[Dataset content]:
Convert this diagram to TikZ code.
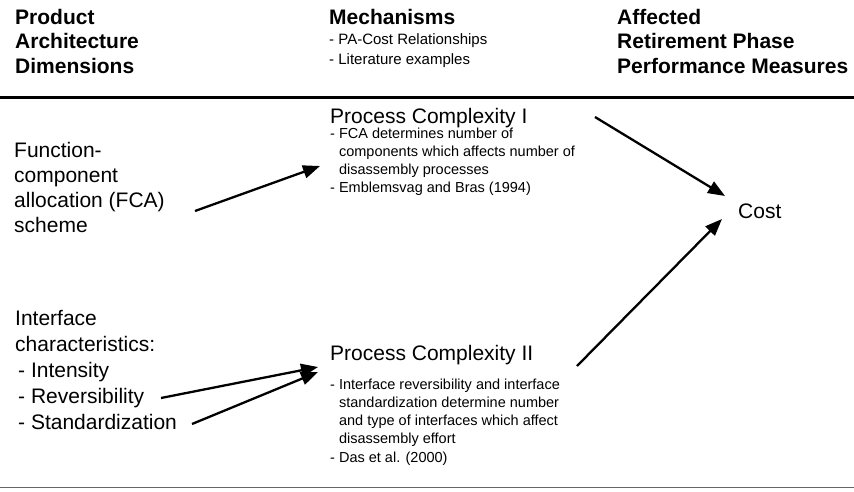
\documentclass[tikz,border=0pt]{standalone}
\usepackage{fontspec}
\setmainfont{Liberation Sans}
\usetikzlibrary{arrows.meta}

% multi-line text block whose reference point is the first baseline
\newcommand{\txtblock}[3]{\fontsize{#1}{#2}\selectfont\begin{tabular}[t]{@{}l@{}}#3\end{tabular}}
\newcommand{\hang}{\hphantom{- }}

\tikzset{
  head/.style={anchor=base west, inner sep=0pt, font=\bfseries},
  body/.style={anchor=base west, inner sep=0pt},
  link/.style={line width=2.3pt, -{Triangle[length=17pt,width=13pt]}},
  rule/.style={line width=2.4pt},
  thinrule/.style={line width=1pt, black!60}
}

\begin{document}
\begin{tikzpicture}[x=1pt, y=-1pt]
\useasboundingbox (0,0) rectangle (854,491);

% column headings
\node[head] (hpa) at (15,24) {\txtblock{21}{24.5}{Product\\Architecture\\Dimensions}};
\node[head] (hmech) at (329,24) {\txtblock{21}{24.5}{Mechanisms}};
\node[body] (hmechsub) at (329,44.5) {\txtblock{15}{19.5}{- PA-Cost Relationships\\- Literature examples}};
\node[head] (hperf) at (617,24) {\txtblock{21}{24.5}{Affected\\Retirement Phase\\Performance Measures}};

% horizontal rules
\coordinate (rtl) at (0,97.5);
\coordinate (rtr) at (854,97.5);
\draw[rule] (rtl) -- (rtr);
\coordinate (rbl) at (0,487.5);
\coordinate (rbr) at (854,487.5);
\draw[thinrule] (rbl) -- (rbr);

% product architecture dimensions
\node[body] (fca) at (14,157.5) {\txtblock{21}{25}{Function-\\component\\allocation (FCA)\\scheme}};
\node[body] (intf) at (15,325) {\txtblock{21}{26}{Interface\\characteristics:\\\hspace{3pt}- Intensity\\\hspace{3pt}- Reversibility\\\hspace{3pt}- Standardization}};

% mechanisms
\node[body] (pc1) at (330,123) {\txtblock{21}{25}{Process Complexity I}};
\node[body] (pc1txt) at (330,138) {\txtblock{14.5}{18.3}{- FCA determines number of\\\hang components which affects number of\\\hang disassembly processes\\- Emblemsvag and Bras (1994)}};
\node[body] (pc2) at (330,360) {\txtblock{21}{25}{Process Complexity II}};
\node[body] (pc2txt) at (330,389) {\txtblock{14.5}{18.3}{- Interface reversibility and interface\\\hang standardization determine number\\\hang and type of interfaces which affect\\\hang disassembly effort\\- Das et al. (2000)}};

% performance measure
\node[body] (cost) at (738,218) {\txtblock{21}{25}{Cost}};

% connector end points
\coordinate (fcaout) at (195,211);
\coordinate (pc1in) at (320,166);
\coordinate (revout) at (161,398);
\coordinate (stdout) at (192,424);
\coordinate (pc2inA) at (318,367);
\coordinate (pc2inB) at (318,372);
\coordinate (pc1out) at (595,117);
\coordinate (pc2out) at (577,366);
\coordinate (costinA) at (725,196);
\coordinate (costinB) at (722,219);

\draw[link] (fcaout) -- (pc1in);
\draw[link] (revout) -- (pc2inA);
\draw[link] (stdout) -- (pc2inB);
\draw[link] (pc1out) -- (costinA);
\draw[link] (pc2out) -- (costinB);
\end{tikzpicture}
\end{document}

[What to do]: Repeat only the lines from the beginning of the material through the line containing "(rbl) -- (rbr);", both ends kept, leaving pictures out.

[Response to the exercise]:
Convert this diagram to TikZ code.
\documentclass[tikz,border=0pt]{standalone}
\usepackage{fontspec}
\setmainfont{Liberation Sans}
\usetikzlibrary{arrows.meta}

% multi-line text block whose reference point is the first baseline
\newcommand{\txtblock}[3]{\fontsize{#1}{#2}\selectfont\begin{tabular}[t]{@{}l@{}}#3\end{tabular}}
\newcommand{\hang}{\hphantom{- }}

\tikzset{
  head/.style={anchor=base west, inner sep=0pt, font=\bfseries},
  body/.style={anchor=base west, inner sep=0pt},
  link/.style={line width=2.3pt, -{Triangle[length=17pt,width=13pt]}},
  rule/.style={line width=2.4pt},
  thinrule/.style={line width=1pt, black!60}
}

\begin{document}
\begin{tikzpicture}[x=1pt, y=-1pt]
\useasboundingbox (0,0) rectangle (854,491);

% column headings
\node[head] (hpa) at (15,24) {\txtblock{21}{24.5}{Product\\Architecture\\Dimensions}};
\node[head] (hmech) at (329,24) {\txtblock{21}{24.5}{Mechanisms}};
\node[body] (hmechsub) at (329,44.5) {\txtblock{15}{19.5}{- PA-Cost Relationships\\- Literature examples}};
\node[head] (hperf) at (617,24) {\txtblock{21}{24.5}{Affected\\Retirement Phase\\Performance Measures}};

% horizontal rules
\coordinate (rtl) at (0,97.5);
\coordinate (rtr) at (854,97.5);
\draw[rule] (rtl) -- (rtr);
\coordinate (rbl) at (0,487.5);
\coordinate (rbr) at (854,487.5);
\draw[thinrule] (rbl) -- (rbr);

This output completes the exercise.